EXTRACTED ENTRIES ::
__________________________________________________

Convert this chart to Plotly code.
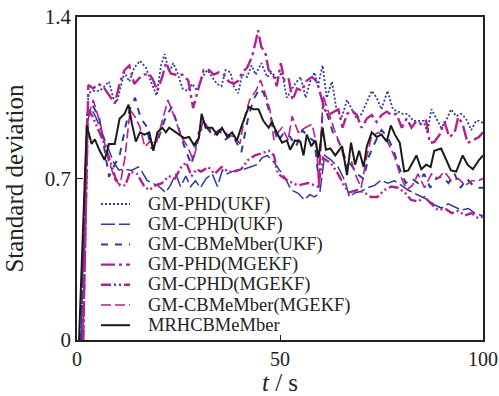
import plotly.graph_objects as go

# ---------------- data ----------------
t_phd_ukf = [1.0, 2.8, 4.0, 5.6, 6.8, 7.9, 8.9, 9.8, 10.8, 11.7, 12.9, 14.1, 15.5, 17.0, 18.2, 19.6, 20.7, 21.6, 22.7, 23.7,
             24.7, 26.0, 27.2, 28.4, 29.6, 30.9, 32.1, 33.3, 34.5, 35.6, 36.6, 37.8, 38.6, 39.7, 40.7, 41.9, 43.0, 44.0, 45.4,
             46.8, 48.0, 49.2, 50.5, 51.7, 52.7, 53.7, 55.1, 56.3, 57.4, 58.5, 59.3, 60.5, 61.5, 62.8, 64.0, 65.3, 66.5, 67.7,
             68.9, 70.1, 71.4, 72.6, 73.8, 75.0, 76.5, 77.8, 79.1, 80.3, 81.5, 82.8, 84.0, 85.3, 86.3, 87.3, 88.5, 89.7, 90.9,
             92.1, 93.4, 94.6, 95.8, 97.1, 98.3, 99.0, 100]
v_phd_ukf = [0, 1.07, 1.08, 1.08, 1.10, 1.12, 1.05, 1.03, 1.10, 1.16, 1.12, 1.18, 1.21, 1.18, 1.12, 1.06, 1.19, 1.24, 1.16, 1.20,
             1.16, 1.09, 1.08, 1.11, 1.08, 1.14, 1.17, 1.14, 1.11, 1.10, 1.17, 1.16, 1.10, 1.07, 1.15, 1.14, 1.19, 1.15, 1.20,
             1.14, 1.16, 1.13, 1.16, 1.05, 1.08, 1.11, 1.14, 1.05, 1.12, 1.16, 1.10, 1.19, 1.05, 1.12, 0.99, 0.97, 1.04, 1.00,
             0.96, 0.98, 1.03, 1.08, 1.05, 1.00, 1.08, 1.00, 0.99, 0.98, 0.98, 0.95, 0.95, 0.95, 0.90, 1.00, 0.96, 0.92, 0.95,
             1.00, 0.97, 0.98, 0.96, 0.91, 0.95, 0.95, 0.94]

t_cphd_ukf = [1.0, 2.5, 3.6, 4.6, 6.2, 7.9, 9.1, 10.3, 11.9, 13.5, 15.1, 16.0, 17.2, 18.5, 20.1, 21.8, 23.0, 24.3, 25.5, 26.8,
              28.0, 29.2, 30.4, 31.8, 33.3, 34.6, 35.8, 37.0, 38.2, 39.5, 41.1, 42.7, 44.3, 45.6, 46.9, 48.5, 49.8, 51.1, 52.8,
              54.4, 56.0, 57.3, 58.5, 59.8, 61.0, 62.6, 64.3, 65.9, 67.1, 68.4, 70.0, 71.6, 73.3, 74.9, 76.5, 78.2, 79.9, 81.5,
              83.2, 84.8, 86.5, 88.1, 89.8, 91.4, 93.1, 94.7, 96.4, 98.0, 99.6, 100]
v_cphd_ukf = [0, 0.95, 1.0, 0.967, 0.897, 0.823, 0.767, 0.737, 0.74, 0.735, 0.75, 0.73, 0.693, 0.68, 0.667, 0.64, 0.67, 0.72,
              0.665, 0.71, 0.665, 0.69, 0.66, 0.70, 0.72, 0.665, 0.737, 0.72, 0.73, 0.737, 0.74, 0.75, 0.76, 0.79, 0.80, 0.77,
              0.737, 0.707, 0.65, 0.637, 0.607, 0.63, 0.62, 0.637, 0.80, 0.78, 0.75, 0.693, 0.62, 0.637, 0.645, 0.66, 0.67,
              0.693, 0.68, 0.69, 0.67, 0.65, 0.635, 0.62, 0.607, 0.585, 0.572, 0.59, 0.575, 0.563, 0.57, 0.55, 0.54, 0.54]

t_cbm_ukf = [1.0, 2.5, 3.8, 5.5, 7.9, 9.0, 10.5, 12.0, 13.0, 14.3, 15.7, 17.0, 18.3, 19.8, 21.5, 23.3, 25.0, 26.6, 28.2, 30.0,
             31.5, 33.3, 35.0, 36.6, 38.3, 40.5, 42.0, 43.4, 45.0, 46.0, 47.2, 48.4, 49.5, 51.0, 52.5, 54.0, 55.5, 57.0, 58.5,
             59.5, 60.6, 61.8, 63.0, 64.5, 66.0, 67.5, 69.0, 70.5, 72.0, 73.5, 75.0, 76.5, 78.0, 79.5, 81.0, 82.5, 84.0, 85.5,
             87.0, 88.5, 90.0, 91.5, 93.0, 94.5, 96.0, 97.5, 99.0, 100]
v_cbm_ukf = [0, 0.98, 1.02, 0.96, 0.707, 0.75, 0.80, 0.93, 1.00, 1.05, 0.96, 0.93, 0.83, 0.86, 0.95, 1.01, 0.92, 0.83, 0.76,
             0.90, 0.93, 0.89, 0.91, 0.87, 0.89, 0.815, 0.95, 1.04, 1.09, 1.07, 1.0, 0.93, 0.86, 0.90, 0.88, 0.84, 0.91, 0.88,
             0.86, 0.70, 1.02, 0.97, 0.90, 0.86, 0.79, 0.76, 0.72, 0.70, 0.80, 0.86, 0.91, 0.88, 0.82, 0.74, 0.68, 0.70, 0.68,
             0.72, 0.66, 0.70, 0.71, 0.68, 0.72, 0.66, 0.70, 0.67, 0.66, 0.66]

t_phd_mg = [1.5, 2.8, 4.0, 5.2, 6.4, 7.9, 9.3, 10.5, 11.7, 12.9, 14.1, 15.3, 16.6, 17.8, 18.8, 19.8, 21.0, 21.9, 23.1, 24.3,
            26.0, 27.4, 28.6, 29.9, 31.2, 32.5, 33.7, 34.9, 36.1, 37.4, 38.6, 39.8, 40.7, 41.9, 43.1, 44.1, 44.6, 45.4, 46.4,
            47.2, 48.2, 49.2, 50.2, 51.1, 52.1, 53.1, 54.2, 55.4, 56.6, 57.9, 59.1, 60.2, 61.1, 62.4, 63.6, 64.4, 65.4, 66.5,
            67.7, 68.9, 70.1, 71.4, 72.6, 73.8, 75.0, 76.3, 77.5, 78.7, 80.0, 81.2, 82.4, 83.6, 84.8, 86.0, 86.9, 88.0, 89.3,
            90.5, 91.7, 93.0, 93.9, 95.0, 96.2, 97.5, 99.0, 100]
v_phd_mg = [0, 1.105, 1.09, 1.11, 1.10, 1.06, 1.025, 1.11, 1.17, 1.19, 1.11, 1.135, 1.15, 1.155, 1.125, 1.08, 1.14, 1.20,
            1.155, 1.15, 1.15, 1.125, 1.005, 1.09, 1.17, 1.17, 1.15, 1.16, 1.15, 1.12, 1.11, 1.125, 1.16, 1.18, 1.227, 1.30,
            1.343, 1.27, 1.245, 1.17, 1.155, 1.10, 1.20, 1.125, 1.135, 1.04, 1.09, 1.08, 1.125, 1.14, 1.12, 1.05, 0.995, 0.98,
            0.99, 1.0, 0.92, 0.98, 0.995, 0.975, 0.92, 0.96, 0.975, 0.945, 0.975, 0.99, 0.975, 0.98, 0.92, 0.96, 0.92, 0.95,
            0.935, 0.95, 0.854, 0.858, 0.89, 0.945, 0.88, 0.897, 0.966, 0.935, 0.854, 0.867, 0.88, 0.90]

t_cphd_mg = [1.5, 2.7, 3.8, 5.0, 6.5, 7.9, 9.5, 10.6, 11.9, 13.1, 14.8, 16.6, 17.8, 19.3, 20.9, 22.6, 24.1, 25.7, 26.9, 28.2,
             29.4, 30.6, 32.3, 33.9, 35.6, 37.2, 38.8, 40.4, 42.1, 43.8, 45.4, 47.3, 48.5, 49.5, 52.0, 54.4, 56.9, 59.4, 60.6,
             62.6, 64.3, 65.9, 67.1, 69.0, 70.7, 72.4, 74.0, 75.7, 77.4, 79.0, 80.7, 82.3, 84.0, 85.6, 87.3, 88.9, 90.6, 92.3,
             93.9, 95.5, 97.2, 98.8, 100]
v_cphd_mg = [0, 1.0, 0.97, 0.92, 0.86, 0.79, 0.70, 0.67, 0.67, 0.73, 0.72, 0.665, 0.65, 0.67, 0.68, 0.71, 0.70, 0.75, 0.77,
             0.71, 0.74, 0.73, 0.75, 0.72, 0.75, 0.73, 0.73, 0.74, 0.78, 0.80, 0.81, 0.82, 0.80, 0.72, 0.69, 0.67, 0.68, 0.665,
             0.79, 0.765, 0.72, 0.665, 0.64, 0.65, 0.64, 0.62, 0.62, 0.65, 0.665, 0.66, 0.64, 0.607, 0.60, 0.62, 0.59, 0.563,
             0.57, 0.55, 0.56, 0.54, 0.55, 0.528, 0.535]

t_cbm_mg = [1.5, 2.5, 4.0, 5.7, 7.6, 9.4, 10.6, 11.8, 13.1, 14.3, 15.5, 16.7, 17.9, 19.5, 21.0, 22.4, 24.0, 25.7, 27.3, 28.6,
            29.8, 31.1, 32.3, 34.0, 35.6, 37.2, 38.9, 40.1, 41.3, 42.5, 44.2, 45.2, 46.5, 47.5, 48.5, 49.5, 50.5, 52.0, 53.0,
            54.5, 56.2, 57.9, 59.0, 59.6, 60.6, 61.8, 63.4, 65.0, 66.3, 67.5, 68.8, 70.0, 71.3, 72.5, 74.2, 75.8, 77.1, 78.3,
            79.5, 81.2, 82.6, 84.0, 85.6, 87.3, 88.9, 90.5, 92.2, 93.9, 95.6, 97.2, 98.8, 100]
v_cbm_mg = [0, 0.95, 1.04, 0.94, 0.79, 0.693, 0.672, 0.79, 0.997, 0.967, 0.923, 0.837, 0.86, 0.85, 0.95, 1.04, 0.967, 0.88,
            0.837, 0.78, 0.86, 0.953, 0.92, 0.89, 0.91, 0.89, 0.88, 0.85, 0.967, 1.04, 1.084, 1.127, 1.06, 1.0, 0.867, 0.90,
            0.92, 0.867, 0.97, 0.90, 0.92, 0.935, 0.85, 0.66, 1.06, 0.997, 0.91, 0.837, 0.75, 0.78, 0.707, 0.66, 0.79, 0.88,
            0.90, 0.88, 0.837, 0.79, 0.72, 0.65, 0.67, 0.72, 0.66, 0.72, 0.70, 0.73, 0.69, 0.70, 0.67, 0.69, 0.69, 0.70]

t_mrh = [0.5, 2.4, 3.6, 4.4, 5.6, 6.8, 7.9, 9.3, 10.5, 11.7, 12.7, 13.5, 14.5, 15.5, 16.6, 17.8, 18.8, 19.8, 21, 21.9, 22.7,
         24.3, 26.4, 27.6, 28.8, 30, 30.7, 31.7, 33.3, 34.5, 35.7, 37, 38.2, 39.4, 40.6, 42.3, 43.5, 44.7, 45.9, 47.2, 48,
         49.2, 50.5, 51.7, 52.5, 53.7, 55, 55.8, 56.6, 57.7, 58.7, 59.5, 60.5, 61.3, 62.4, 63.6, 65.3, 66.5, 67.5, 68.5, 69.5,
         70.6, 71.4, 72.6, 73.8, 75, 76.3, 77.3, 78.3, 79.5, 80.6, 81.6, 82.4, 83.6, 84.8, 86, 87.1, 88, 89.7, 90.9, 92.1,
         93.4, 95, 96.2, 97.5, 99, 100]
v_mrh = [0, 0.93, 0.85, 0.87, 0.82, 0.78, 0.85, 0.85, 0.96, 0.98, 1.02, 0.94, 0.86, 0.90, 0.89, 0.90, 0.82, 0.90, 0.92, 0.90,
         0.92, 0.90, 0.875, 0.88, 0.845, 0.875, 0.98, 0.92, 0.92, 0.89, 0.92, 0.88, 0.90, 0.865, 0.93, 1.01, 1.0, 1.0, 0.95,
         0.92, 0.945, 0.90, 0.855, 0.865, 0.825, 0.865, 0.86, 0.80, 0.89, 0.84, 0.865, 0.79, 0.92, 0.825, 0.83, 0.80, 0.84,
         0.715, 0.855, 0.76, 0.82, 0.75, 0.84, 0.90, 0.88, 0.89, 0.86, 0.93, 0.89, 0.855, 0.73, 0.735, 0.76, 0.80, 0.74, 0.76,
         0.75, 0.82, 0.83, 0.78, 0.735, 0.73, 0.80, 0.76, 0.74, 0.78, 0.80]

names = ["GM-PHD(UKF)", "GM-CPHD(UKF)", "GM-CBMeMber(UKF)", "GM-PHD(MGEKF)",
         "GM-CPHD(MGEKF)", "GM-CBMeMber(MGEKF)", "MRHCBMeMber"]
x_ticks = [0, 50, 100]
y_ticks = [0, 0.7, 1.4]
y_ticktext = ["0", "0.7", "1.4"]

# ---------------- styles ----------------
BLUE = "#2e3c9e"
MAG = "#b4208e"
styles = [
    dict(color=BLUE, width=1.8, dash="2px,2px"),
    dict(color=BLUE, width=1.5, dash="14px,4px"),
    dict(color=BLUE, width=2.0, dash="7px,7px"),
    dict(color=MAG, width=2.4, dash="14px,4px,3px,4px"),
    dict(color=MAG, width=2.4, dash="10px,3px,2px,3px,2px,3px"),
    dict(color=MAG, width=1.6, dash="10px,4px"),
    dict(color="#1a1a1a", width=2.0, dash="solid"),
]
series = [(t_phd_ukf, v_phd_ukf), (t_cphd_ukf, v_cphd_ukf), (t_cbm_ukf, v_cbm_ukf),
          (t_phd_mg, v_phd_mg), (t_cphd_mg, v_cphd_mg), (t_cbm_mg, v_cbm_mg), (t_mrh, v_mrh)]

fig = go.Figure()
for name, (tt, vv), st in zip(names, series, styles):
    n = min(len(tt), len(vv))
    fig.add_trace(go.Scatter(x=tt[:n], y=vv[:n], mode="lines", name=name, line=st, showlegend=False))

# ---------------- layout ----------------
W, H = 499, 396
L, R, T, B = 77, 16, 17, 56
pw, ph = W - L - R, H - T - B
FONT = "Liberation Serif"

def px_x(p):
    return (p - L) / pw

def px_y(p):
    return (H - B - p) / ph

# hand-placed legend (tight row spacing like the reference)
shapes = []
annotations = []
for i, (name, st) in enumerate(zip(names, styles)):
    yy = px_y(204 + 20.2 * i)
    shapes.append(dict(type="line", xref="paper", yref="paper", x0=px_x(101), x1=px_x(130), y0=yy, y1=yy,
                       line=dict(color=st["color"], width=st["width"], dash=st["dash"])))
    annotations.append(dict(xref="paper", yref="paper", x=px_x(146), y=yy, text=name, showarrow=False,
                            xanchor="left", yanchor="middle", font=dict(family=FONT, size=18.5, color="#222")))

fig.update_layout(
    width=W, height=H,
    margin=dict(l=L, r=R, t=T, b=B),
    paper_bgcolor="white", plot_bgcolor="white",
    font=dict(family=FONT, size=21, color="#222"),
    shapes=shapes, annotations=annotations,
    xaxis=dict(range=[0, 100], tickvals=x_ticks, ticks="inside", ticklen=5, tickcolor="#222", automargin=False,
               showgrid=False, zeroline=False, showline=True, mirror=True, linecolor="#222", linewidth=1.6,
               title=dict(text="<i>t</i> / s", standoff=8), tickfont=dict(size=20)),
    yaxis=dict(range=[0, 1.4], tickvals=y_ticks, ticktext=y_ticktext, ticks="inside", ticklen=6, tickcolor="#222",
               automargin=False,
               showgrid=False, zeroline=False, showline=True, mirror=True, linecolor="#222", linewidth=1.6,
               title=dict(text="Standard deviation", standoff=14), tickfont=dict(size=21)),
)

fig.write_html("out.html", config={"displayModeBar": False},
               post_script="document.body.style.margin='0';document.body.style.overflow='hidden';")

__________________________________________________

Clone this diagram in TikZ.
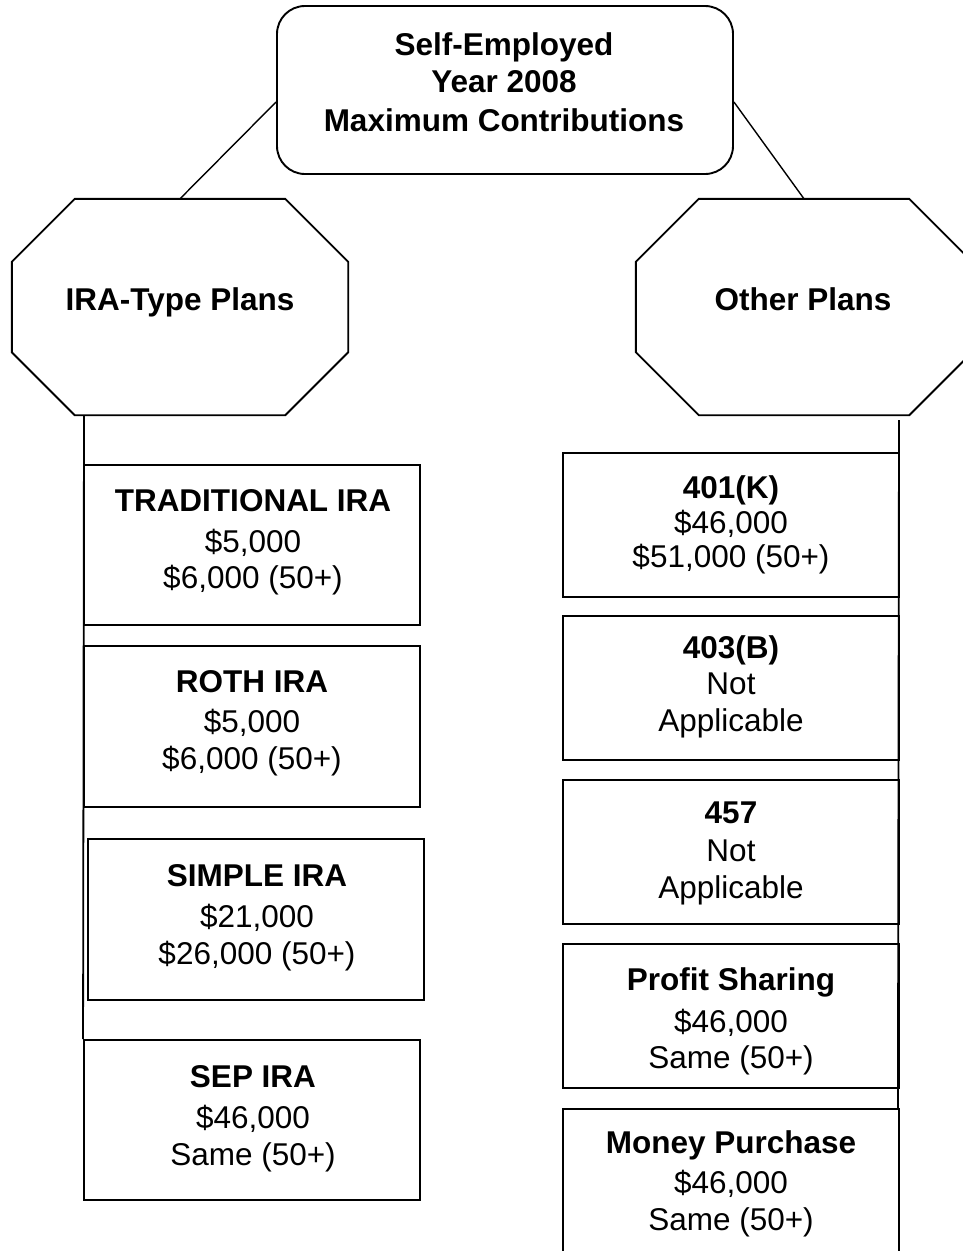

__________________________________________________

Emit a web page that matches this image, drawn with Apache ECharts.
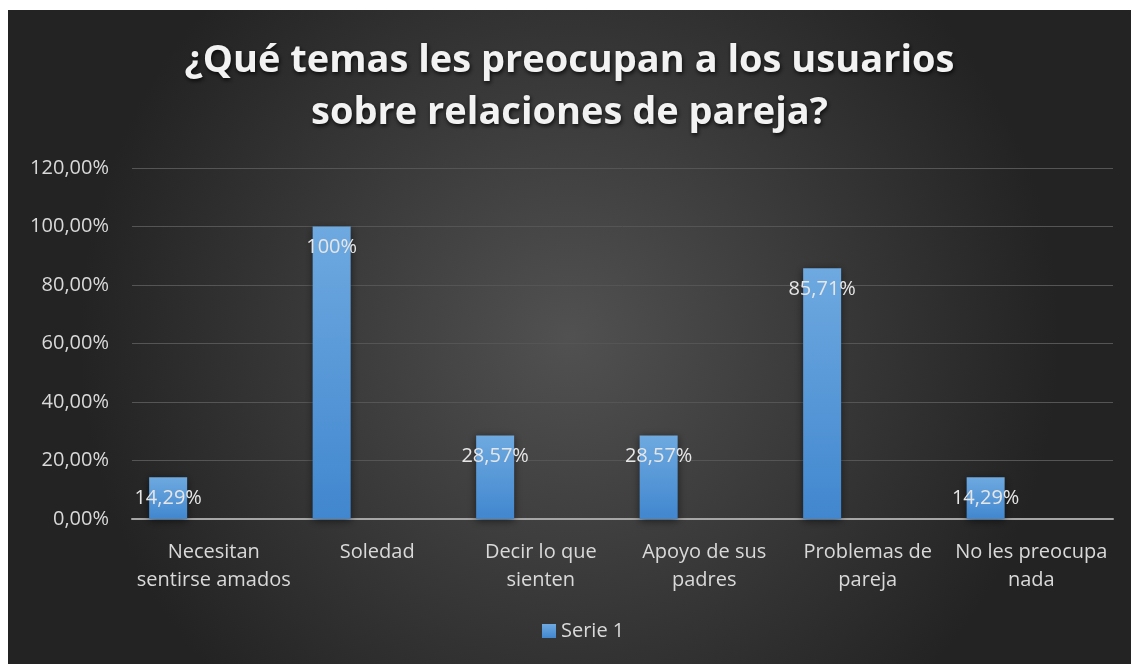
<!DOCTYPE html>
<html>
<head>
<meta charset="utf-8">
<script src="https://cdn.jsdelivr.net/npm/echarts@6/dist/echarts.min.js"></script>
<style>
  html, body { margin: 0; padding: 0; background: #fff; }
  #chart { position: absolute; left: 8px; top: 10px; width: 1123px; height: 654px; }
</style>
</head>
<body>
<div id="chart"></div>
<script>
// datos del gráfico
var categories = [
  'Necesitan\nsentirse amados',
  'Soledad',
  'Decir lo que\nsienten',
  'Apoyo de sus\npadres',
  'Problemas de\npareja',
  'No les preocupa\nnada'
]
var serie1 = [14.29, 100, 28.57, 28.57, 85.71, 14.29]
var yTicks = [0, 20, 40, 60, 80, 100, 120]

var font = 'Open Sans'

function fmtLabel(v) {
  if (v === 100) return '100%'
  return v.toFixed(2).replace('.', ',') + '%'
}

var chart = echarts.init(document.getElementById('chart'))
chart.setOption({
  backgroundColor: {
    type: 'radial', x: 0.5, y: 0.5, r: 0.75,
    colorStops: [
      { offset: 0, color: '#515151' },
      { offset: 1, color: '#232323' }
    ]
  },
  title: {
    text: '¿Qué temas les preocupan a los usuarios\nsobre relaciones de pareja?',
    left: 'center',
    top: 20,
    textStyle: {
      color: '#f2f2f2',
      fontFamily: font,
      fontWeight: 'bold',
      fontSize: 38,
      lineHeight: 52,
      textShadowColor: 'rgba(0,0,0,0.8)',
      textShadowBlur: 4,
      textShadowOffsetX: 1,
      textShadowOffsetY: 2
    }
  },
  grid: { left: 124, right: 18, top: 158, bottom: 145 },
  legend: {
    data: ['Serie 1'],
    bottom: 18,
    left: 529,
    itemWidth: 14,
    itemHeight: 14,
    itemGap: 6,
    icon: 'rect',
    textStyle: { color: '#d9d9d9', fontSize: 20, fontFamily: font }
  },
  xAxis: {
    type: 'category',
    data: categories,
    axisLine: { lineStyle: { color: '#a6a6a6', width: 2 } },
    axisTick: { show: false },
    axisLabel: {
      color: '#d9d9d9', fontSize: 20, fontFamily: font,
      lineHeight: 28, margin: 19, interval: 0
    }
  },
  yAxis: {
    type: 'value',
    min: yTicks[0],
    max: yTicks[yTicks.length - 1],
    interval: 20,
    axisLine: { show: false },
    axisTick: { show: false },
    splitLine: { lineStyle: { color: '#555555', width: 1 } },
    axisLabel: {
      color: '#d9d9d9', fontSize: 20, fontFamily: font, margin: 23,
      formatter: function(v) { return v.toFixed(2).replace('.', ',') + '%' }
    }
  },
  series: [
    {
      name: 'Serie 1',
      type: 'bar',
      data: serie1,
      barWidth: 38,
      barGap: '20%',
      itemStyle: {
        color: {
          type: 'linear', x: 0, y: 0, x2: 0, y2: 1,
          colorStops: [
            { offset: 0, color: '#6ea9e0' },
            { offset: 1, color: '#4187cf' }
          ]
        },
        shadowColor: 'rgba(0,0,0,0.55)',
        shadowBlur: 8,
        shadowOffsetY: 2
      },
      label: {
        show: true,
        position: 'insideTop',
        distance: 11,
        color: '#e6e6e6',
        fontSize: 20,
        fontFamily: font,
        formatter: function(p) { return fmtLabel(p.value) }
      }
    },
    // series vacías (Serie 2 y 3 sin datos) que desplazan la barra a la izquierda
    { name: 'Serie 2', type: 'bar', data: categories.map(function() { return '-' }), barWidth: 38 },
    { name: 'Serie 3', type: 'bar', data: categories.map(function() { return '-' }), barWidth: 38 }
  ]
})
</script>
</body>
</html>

__________________________________________________

AIM :: Leaving out all pictures, set down exactly the lines of the material above, from the line with "Convert this chart to Plotly code." to the line with "import plotly.graph_objects as go" inclusive, and no others.

SOLUTION TO THIS EXERCISE ::
Convert this chart to Plotly code.
import plotly.graph_objects as go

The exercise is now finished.